Distributed March 28, 2003
For Immediate Release

News Service Contact: Kristen Cole



Julie Sedivy analyzes advertising and its effect on society

Julie Sedivy, a cognitive and linguistic researcher, says science holds the answers to questions about the impact of advertising on society. Sedivy teaches some 150 undergraduates each spring about “Language, Truth, and Advertising.”


PROVIDENCE, R.I. — Determining the veracity of assertions made or implied by advertisers hawking products on screen and in print is not always easy. Brown University researcher Julie Sedivy says knowing about human cognition can help.

Advertisers employ a range of linguistic tools for their own purposes, according to Sedivy, assistant professor of cognitive and linguistic sciences, including targeting specific audiences by geography, class and gender.
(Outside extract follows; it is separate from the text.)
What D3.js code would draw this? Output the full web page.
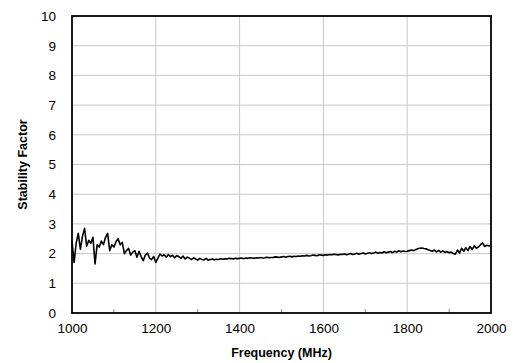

Their motivations range from the sale of products to increasing support for war.

“A background in language processing allows you to have a detachment and a way of evaluating the devices used by advertisers,” said Sedivy, whose primary research focuses on the moment-by-moment process by which humans assign meaning to words and phrases. “Clearly, ads are persuasive in nature, but the real question that remains is whether there are effects that could be detrimental.”

In her undergraduate course, “Language, Truth, and Advertising,” Sedivy outlines the ways science has answered some questions about advertising’s effect on society and raised other questions. The questions surround how people perceive meaning, remember asserted versus implied meanings, and the linguistic and cognitive limitations of children to evaluate assertions.
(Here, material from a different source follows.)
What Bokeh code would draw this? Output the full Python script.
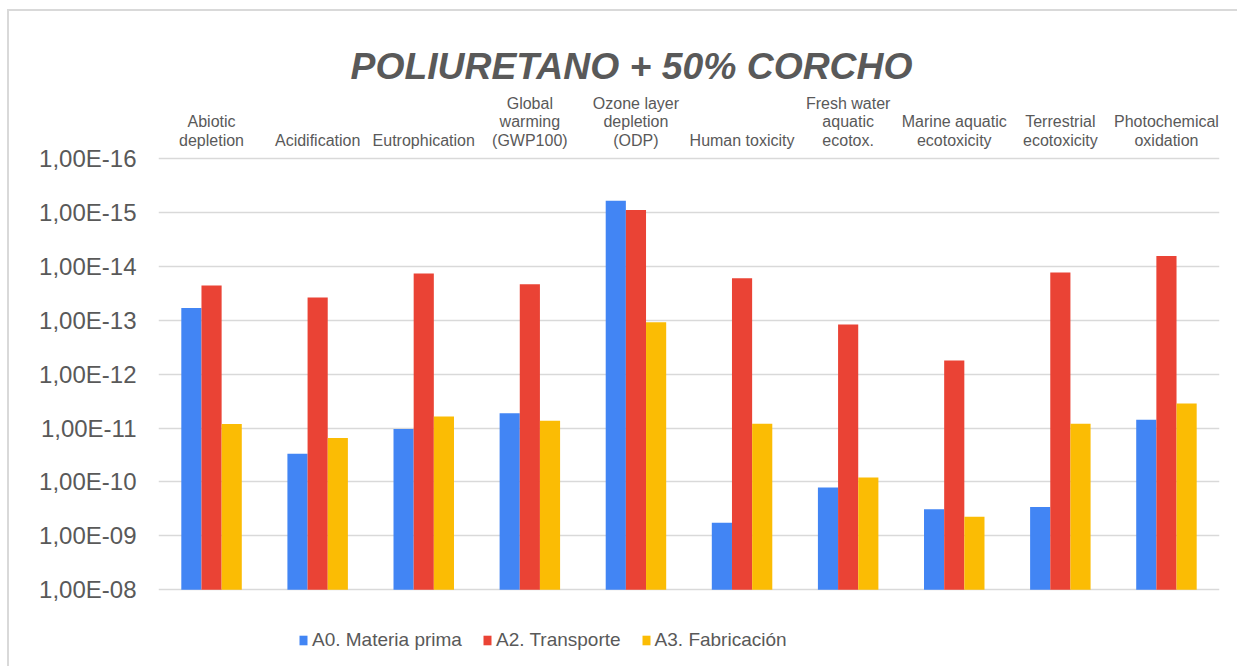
from bokeh.plotting import figure
from bokeh.models import (ColumnDataSource, FactorRange, Range1d, FixedTicker,
                          CustomJSTickFormatter, Legend, LegendItem, LabelSet, Label)
from bokeh.core.properties import value
from bokeh.transform import dodge
from bokeh.embed import file_html
from bokeh.resources import INLINE

categories = ["Abiotic depletion", "Acidification", "Eutrophication",
              "Global warming (GWP100)", "Ozone layer depletion (ODP)",
              "Human toxicity", "Fresh water aquatic ecotox.",
              "Marine aquatic ecotoxicity", "Terrestrial ecotoxicity",
              "Photochemical oxidation"]
category_labels = ["Abiotic\ndepletion", "Acidification", "Eutrophication",
                   "Global\nwarming\n(GWP100)", "Ozone layer\ndepletion\n(ODP)",
                   "Human toxicity", "Fresh water\naquatic\necotox.",
                   "Marine aquatic\necotoxicity", "Terrestrial\necotoxicity",
                   "Photochemical\noxidation"]
a0_materia_prima = [5.9e-14, 3.0e-11, 1.04e-11, 5.3e-12, 6.1e-16,
                    5.7e-10, 1.27e-10, 3.2e-10, 2.9e-10, 7.0e-12]
a2_transporte = [2.27e-14, 3.8e-14, 1.36e-14, 2.15e-14, 9.0e-16,
                 1.66e-14, 1.2e-13, 5.6e-13, 1.3e-14, 6.4e-15]
a3_fabricacion = [8.4e-12, 1.53e-11, 6.1e-12, 7.3e-12, 1.09e-13,
                  8.3e-12, 8.3e-11, 4.4e-10, 8.3e-12, 3.5e-12]
series_names = ["A0. Materia prima", "A2. Transporte", "A3. Fabricación"]
y_ticks = [1e-16, 1e-15, 1e-14, 1e-13, 1e-12, 1e-11, 1e-10, 1e-9, 1e-8]
baseline = 1e-8
title_text = "POLIURETANO + 50% CORCHO"

colors = ["#4285F4", "#EA4335", "#FBBC04"]
FONT = "Liberation Sans"
GREY = "#595959"

# layout (page pixels): canvas starts at y=11; plotted decades 1e-16 (y=158) .. 1e-8 (y=589.3)
DEC = 53.9
CANVAS_TOP = 11
FIG_H = 657
PAGE_BOTTOM = CANVAS_TOP + FIG_H
y_end = 10 ** (-16 - (158 - CANVAS_TOP) / DEC)
y_start = 10 ** (-8 + (PAGE_BOTTOM - 589.3) / DEC)


def sy(page_y):
    return PAGE_BOTTOM - page_y


src = ColumnDataSource(dict(cat=categories, a0=a0_materia_prima,
                            a2=a2_transporte, a3=a3_fabricacion,
                            base=[baseline] * len(categories)))

p = figure(width=1230, height=FIG_H, x_range=FactorRange(*categories),
           y_range=Range1d(start=y_start, end=y_end), y_axis_type="log",
           x_axis_location=None, output_backend="svg",
           toolbar_location=None, min_border_left=149, min_border_right=20,
           min_border_top=0, min_border_bottom=0)
p.styles = {"margin-left": "7px", "margin-top": "9px",
            "border-top": "2px solid #d9d9d9", "border-left": "2px solid #d9d9d9"}
p.outline_line_color = None

renderers = []
for i, (col, off) in enumerate(zip(["a0", "a2", "a3"], [-0.19, 0.0, 0.19])):
    r = p.vbar(x=dodge("cat", off, range=p.x_range), top=col, bottom="base",
               width=0.19, source=src, fill_color=colors[i], line_color=None)
    renderers.append(r)

# category labels, one row per text line, bottom aligned
lx, ly, lt = [], [], []
for c, lab in zip(categories, category_labels):
    lines = lab.split("\n")
    n = len(lines)
    for k, t in enumerate(lines):
        lx.append(c)
        ly.append(sy(145.5 - (n - 1 - k) * 18.6))
        lt.append(t)
lab_src = ColumnDataSource(dict(x=lx, y=ly, t=lt))
p.add_layout(LabelSet(x="x", y="y", text="t", source=lab_src, y_units="screen",
                      text_align="center", text_baseline="alphabetic",
                      text_font=value(FONT), text_font_size=value("16px"),
                      text_color=GREY))

p.add_layout(Label(x=631 - 158, y=sy(65), x_units="screen", y_units="screen",
                   text=title_text, text_align="center", text_baseline="alphabetic",
                   text_font=FONT, text_font_size="37.3px",
                   text_font_style="bold italic", text_color=GREY))

ya = p.yaxis[0]
ya.ticker = FixedTicker(ticks=y_ticks)
ya.formatter = CustomJSTickFormatter(code="""
const e = Math.round(Math.log10(tick));
const m = tick / Math.pow(10, e);
const a = Math.abs(e);
return m.toFixed(2).replace('.', ',') + 'E' + (e < 0 ? '-' : '+') + (a < 10 ? '0' + a : '' + a);
""")
ya.major_label_text_font = FONT
ya.major_label_text_font_size = "24px"
ya.major_label_text_color = GREY
ya.major_label_standoff = 16
ya.axis_line_color = None
ya.major_tick_line_color = None
ya.minor_tick_line_color = None

p.xgrid.grid_line_color = None
p.ygrid.ticker = FixedTicker(ticks=y_ticks)
p.ygrid.grid_line_color = "#d9d9d9"
p.ygrid.grid_line_width = 1.3

legend = Legend(items=[LegendItem(label=n, renderers=[r]) for n, r in zip(series_names, renderers)],
                orientation="horizontal", location=(140, sy(651)),
                label_text_font=FONT, label_text_font_size="19px",
                label_text_color=GREY, glyph_width=10, glyph_height=12,
                label_standoff=4, spacing=20, border_line_color=None,
                background_fill_alpha=0, padding=8, margin=0)
p.add_layout(legend, "center")

open("out.html", "w").write(file_html(p, INLINE))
Researchers are at work to determine whether there are clear links between ads and actions such as an increased frequency of ads for nutritionally suspect food and an increased prevalence of childhood obesity or parallel increases in ads for beauty products and eating disorders, said Sedivy.

Other cognitive studies have used eye movements to track a viewer’s attention level while watching ads in hopes of determining the state of mind in which viewers are most susceptible to ads – when they are most apt to remember messages.
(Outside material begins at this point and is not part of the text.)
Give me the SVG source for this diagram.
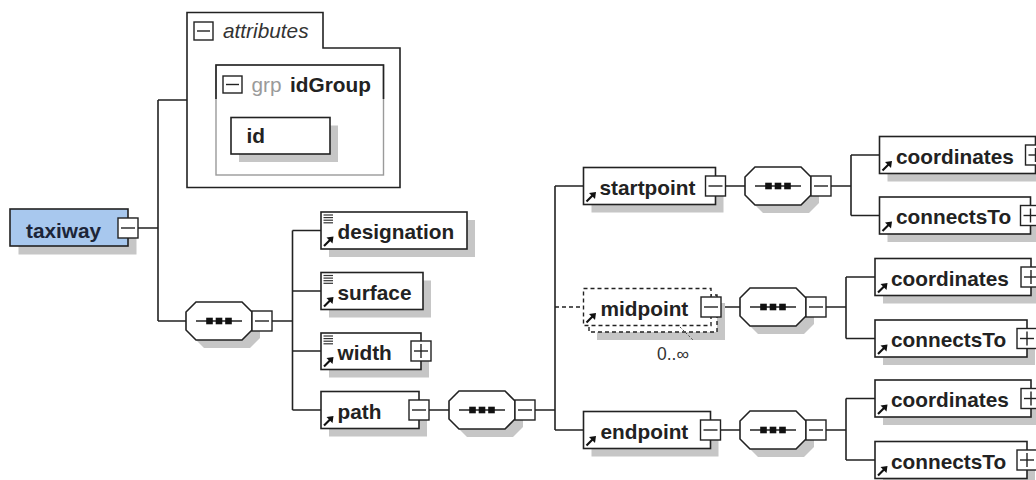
<svg xmlns="http://www.w3.org/2000/svg" xmlns:xlink="http://www.w3.org/1999/xlink" width="1036" height="480" viewBox="0 0 1036 480">
<style>
.bg{fill:#fff}
.box{fill:#fff;stroke:#222;stroke-width:1.6}
.shadow{fill:#c6c6c6}
.t{font-family:'Liberation Sans',Arial,sans-serif;font-weight:bold;font-size:20.8px;fill:#222}
.conn{stroke:#222;stroke-width:1.6;fill:none}
.dash{stroke:#222;stroke-width:1.4;fill:none;stroke-dasharray:4 3}
.dbox{stroke:#222;stroke-width:1.4;fill:#fff;stroke-dasharray:4 3}
.btn{fill:#fff;stroke:#222;stroke-width:1.4}
.sign{stroke:#222;stroke-width:1.4;fill:none}
</style>
<defs>
<g id="minus"><rect x="-10" y="-10" width="20" height="20" class="btn"/><line x1="-7" y1="0" x2="7" y2="0" class="sign"/></g>
<g id="plus"><rect x="-10" y="-10" width="20" height="20" class="btn"/><line x1="-7" y1="0" x2="7" y2="0" class="sign"/><line x1="0" y1="-7" x2="0" y2="7" class="sign"/></g>
<g id="ref"><line x1="3" y1="-3" x2="9" y2="-9" stroke="#111" stroke-width="2.2"/><polygon points="12.5,-12.5 5.5,-11.5 11.5,-5.5" fill="#111"/></g>
<g id="doc" stroke="#333" stroke-width="1.2"><line x1="2.5" y1="3" x2="12" y2="3"/><line x1="2.5" y1="5.6" x2="12" y2="5.6"/><line x1="2.5" y1="8.2" x2="12" y2="8.2"/><line x1="2.5" y1="10.8" x2="12" y2="10.8"/></g>
<g id="seq">
<polygon points="18,8 64,8 74,18 74,36 64,46 18,46 8,36 8,18" class="shadow"/>
<polygon points="10,0 56,0 66,10 66,28 56,38 10,38 0,28 0,10" class="box"/>
<line x1="10" y1="19" x2="56" y2="19" class="sign"/>
<rect x="20.2" y="15.7" width="6.6" height="6.6" fill="#111"/>
<rect x="29.7" y="15.7" width="6.6" height="6.6" fill="#111"/>
<rect x="39.2" y="15.7" width="6.6" height="6.6" fill="#111"/>
<use xlink:href="#minus" x="76" y="19"/>
</g>
</defs>
<rect class="bg" x="0" y="0" width="1036" height="480"/>

<g id="connectors">
<path class="conn" d="M137.5,228 H158 M158,100 V321 M158,100 H187 M158,321 H186"/>
<path class="conn" d="M272,321 H292.5 M292.5,230.5 V410 M292.5,230.5 H321 M292.5,291 H321 M292.5,351 H321 M292.5,410 H321"/>
<path class="conn" d="M429,410 H449 M535,410 H555 M555,186 V430 M555,186 H583.5 M555,430 H583.5"/>
<path class="dash" d="M555,307 H583.5"/>
<path class="conn" d="M725.5,186 H745 M721,307 H740 M720.5,430 H740"/>
<path class="conn" d="M831,186 H851 M851,155 V215.5 M851,155 H879.5 M851,215.5 H879.5"/>
<path class="conn" d="M826,307 H846 M846,277 V338.5 M846,277 H875 M846,338.5 H875"/>
<path class="conn" d="M826,430 H846 M846,398.5 V460 M846,398.5 H875 M846,460 H875"/>
</g>

<g id="taxiway">
<rect class="shadow" x="18.5" y="217.5" width="118" height="37"/>
<rect x="10" y="209" width="118" height="37" fill="#a8c8ee" stroke="#222" stroke-width="1.6"/>
<text class="t" x="26" y="237.5" style="fill:#1c2538">taxiway</text>
<use xlink:href="#minus" x="128" y="228"/>
</g>

<g id="attributes">
<polygon points="187,12.5 323,12.5 323,48 400,48 400,187.5 187,187.5" fill="#fff" stroke="#222" stroke-width="1.6"/>
<rect x="194" y="22" width="19" height="18" fill="#fff" stroke="#222" stroke-width="1.4"/>
<line x1="197" y1="31" x2="210" y2="31" class="sign"/>
<text x="223" y="38" font-family="'Liberation Sans',Arial,sans-serif" font-style="italic" font-size="20.8" fill="#333">attributes</text>
</g>

<g id="idGroup">
<rect x="216" y="65" width="167.5" height="110" fill="#fff" stroke="#9a9a9a" stroke-width="1.4"/>
<path d="M216,99 V65 H383.5 V99" fill="none" stroke="#222" stroke-width="1.6"/>
<rect x="223" y="76" width="19" height="17" fill="#fff" stroke="#222" stroke-width="1.4"/>
<line x1="226" y1="84.5" x2="239" y2="84.5" class="sign"/>
<text x="251.5" y="92" font-family="'Liberation Sans',Arial,sans-serif" font-size="20.8" fill="#9a9a9a">grp</text>
<text class="t" x="290" y="92">idGroup</text>
</g>

<g id="id">
<rect class="shadow" x="239" y="125.5" width="99" height="36.5"/>
<rect class="box" x="231" y="117.5" width="99" height="36.5"/>
<text class="t" x="246.5" y="143">id</text>
</g>

<g id="seq-taxiway"><use xlink:href="#seq" x="186" y="302"/></g>

<g id="designation">
<rect class="shadow" x="329" y="220" width="146" height="37"/>
<rect class="box" x="321" y="212" width="146" height="37"/>
<use xlink:href="#doc" x="321" y="212"/>
<use xlink:href="#ref" x="321" y="249"/>
<text class="t" x="337.5" y="239">designation</text>
</g>

<g id="surface">
<rect class="shadow" x="329" y="280.5" width="102" height="37"/>
<rect class="box" x="321" y="272.5" width="102" height="37"/>
<use xlink:href="#doc" x="321" y="272.5"/>
<use xlink:href="#ref" x="321" y="309.5"/>
<text class="t" x="337.5" y="299.5">surface</text>
</g>

<g id="width">
<rect class="shadow" x="329" y="341" width="100" height="36.5"/>
<rect class="box" x="321" y="333" width="100" height="36.5"/>
<use xlink:href="#doc" x="321" y="333"/>
<use xlink:href="#ref" x="321" y="369.5"/>
<text class="t" x="337.5" y="359.5">width</text>
<use xlink:href="#plus" x="421" y="351"/>
</g>

<g id="path">
<rect class="shadow" x="329" y="399.5" width="98" height="37"/>
<rect class="box" x="321" y="391.5" width="98" height="37"/>
<use xlink:href="#ref" x="321" y="428.5"/>
<text class="t" x="337.5" y="418.5">path</text>
<use xlink:href="#minus" x="419" y="410"/>
</g>

<g id="seq-path"><use xlink:href="#seq" x="449" y="391"/></g>

<g id="startpoint">
<rect class="shadow" x="591.5" y="175.5" width="132" height="37"/>
<rect class="box" x="583.5" y="167.5" width="132" height="37"/>
<use xlink:href="#ref" x="583.5" y="204.5"/>
<text class="t" x="599.5" y="194.5">startpoint</text>
<use xlink:href="#minus" x="715.5" y="186"/>
</g>

<g id="midpoint">
<rect class="shadow" x="597" y="303" width="128" height="37"/>
<rect class="dbox" x="589" y="295" width="128" height="37"/>
<rect class="dbox" x="583.5" y="288.5" width="127.5" height="37"/>
<use xlink:href="#ref" x="583.5" y="325.5"/>
<text class="t" x="600.5" y="315.5">midpoint</text>
<use xlink:href="#minus" x="711" y="307"/>
<line x1="680" y1="327" x2="693" y2="340" stroke="#444" stroke-width="1" stroke-dasharray="2 2"/>
<text x="657" y="360" font-family="'Liberation Sans',Arial,sans-serif" font-size="17.5" fill="#333">0..∞</text>
</g>

<g id="endpoint">
<rect class="shadow" x="591.5" y="419.5" width="127" height="37"/>
<rect class="box" x="583.5" y="411.5" width="127" height="37"/>
<use xlink:href="#ref" x="583.5" y="448.5"/>
<text class="t" x="600.5" y="438.5">endpoint</text>
<use xlink:href="#minus" x="710.5" y="430"/>
</g>

<g id="seq-startpoint"><use xlink:href="#seq" x="745" y="167"/></g>
<g id="seq-midpoint"><use xlink:href="#seq" x="740" y="288"/></g>
<g id="seq-endpoint"><use xlink:href="#seq" x="740" y="411"/></g>

<g id="coordinates-start">
<rect class="shadow" x="887.5" y="144.5" width="156" height="37"/>
<rect class="box" x="879.5" y="136.5" width="156" height="37"/>
<use xlink:href="#ref" x="879.5" y="173.5"/>
<text class="t" x="896" y="163.5">coordinates</text>
<use xlink:href="#plus" x="1035.5" y="155"/>
</g>

<g id="connectsTo-start">
<rect class="shadow" x="887.5" y="205" width="151" height="37"/>
<rect class="box" x="879.5" y="197" width="151" height="37"/>
<use xlink:href="#ref" x="879.5" y="234"/>
<text class="t" x="896" y="224">connectsTo</text>
<use xlink:href="#plus" x="1030.5" y="215.5"/>
</g>

<g id="coordinates-mid">
<rect class="shadow" x="883" y="266.5" width="156" height="37"/>
<rect class="box" x="875" y="258.5" width="156" height="37"/>
<use xlink:href="#ref" x="875" y="295.5"/>
<text class="t" x="891" y="285.5">coordinates</text>
<use xlink:href="#plus" x="1031" y="277"/>
</g>

<g id="connectsTo-mid">
<rect class="shadow" x="883" y="328" width="152" height="37"/>
<rect class="box" x="875" y="320" width="152" height="37"/>
<use xlink:href="#ref" x="875" y="357"/>
<text class="t" x="891" y="347">connectsTo</text>
<use xlink:href="#plus" x="1027" y="338.5"/>
</g>

<g id="coordinates-end">
<rect class="shadow" x="883" y="388" width="156" height="37"/>
<rect class="box" x="875" y="380" width="156" height="37"/>
<use xlink:href="#ref" x="875" y="417"/>
<text class="t" x="891" y="407">coordinates</text>
<use xlink:href="#plus" x="1031" y="398.5"/>
</g>

<g id="connectsTo-end">
<rect class="shadow" x="883" y="449.5" width="152" height="37"/>
<rect class="box" x="875" y="441.5" width="152" height="37"/>
<use xlink:href="#ref" x="875" y="478.5"/>
<text class="t" x="891" y="468.5">connectsTo</text>
<use xlink:href="#plus" x="1027" y="460"/>
</g>
</svg>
Those issues are at the center of attempts to regulate advertising. In some countries, including Canada and Sweden, advertisers are prohibited from targeting ads at children under the age of 13. In the United States, the Federal Trade Commission (FTC) regulates deceptive advertising and the legal definition of “truth.”

As part of their coursework, Sedivy’s students are required to employ their cognitive training to make a case that a given advertisement violates the FTC criteria and to predict how the company would argue in its own defense. One former student took it a step further and submitted a complaint to the FTC about an Internet ad for a weight loss supplement. The ad was changed, said Sedivy.

Students who register for Sedivy’s course often include those who take extreme points of view – those who perceive ads as having nothing valuable to contribute to society and those who think consumers have the ultimate responsibility to determine the truth.

Sedivy notes that ads stimulate the economy and have the potential to uncover useful information about products, she said, “I don’t think they’re evil. The struggle is for a society to determine and minimize the negative impact.”